--- Instruction ---
Leaving the pictures out, print the lines from the first line of the listing through the line containing "import plotly.graph_objects as go", exactly as they read, and no others.

--- Data excerpt ---
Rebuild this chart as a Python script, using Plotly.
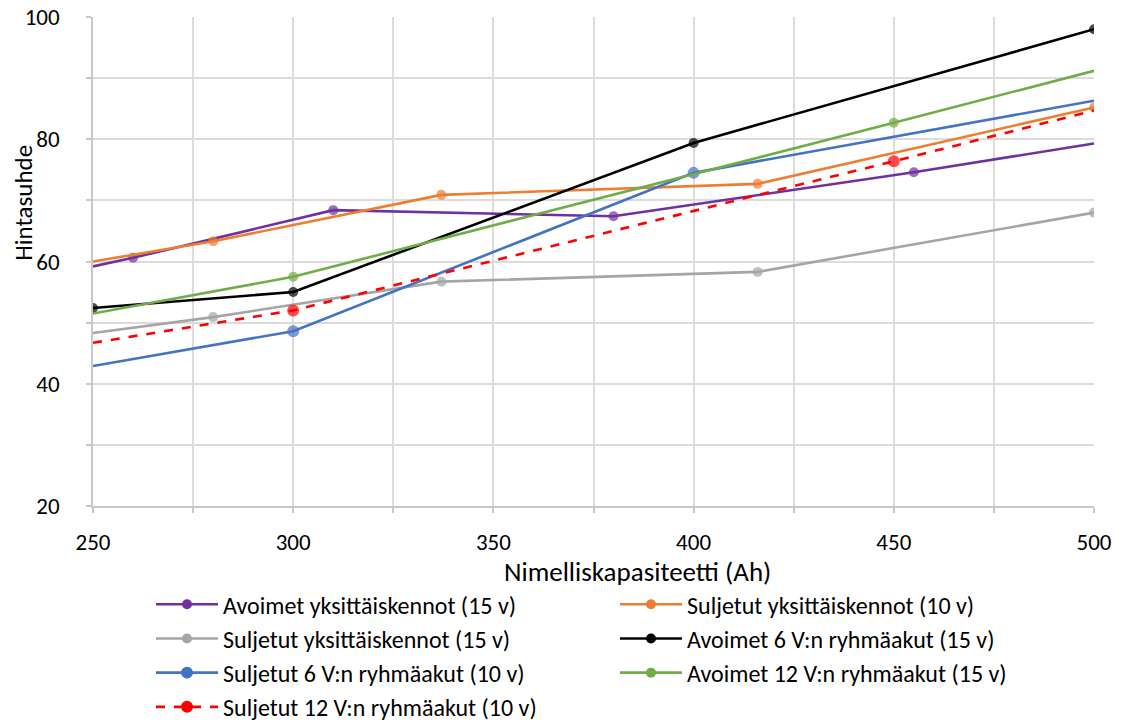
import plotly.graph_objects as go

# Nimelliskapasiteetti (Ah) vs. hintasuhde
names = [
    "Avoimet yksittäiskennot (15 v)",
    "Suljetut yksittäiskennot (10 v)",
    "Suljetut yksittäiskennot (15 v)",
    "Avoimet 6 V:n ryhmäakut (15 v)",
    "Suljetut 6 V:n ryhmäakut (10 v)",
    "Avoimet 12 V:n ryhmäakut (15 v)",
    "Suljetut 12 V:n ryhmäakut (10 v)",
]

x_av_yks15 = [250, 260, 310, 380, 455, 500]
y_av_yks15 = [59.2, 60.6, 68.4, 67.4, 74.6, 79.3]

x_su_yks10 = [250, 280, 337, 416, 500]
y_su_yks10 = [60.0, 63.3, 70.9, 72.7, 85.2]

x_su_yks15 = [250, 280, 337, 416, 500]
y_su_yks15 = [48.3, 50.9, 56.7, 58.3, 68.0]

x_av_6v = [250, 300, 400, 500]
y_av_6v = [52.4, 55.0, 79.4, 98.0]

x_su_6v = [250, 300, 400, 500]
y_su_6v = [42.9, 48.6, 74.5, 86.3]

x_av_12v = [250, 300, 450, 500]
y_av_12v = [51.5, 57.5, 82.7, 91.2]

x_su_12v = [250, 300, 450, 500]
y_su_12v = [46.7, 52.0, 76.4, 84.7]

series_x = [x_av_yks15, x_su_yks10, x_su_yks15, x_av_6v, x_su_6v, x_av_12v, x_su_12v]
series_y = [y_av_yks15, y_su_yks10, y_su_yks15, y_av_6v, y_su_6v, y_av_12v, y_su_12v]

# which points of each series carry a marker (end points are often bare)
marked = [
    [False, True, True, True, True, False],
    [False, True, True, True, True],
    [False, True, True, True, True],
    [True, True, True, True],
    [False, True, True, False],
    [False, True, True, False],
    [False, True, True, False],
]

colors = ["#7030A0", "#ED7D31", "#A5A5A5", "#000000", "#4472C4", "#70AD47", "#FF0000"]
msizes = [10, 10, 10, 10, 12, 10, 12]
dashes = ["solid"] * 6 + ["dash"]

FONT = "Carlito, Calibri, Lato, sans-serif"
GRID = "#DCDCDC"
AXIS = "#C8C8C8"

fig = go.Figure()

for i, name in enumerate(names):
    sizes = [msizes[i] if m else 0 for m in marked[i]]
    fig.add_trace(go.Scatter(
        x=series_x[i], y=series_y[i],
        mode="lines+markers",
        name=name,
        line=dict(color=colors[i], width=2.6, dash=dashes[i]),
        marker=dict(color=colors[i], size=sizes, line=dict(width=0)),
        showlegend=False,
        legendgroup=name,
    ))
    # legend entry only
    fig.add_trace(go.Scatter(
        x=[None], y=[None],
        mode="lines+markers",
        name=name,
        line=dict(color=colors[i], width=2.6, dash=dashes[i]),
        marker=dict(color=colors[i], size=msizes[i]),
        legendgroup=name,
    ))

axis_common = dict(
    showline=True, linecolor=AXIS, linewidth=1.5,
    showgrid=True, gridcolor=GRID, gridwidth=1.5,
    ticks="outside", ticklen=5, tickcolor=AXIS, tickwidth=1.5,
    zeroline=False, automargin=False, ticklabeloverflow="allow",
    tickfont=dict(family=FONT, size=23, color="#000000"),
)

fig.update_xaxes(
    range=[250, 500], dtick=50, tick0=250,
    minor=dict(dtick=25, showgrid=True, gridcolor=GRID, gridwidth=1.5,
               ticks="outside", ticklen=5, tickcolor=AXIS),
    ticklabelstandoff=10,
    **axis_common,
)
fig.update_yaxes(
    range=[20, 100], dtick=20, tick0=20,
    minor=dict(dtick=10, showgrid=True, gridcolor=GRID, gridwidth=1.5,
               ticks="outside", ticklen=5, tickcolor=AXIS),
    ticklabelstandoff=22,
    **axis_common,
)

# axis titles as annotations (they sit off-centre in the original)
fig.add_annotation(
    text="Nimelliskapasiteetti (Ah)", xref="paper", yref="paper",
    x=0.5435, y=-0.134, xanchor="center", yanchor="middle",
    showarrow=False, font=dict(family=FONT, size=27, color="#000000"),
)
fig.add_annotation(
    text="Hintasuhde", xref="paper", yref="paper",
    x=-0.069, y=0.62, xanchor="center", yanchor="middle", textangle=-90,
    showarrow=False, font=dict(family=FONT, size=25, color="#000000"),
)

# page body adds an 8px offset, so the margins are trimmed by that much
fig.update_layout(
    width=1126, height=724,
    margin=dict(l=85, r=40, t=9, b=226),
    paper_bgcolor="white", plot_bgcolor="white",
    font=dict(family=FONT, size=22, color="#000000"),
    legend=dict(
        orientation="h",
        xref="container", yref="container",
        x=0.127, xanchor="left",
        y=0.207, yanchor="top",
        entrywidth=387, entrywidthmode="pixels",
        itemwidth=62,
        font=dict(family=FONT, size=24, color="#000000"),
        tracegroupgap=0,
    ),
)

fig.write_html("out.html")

--- Complete answer ---
Rebuild this chart as a Python script, using Plotly.
import plotly.graph_objects as go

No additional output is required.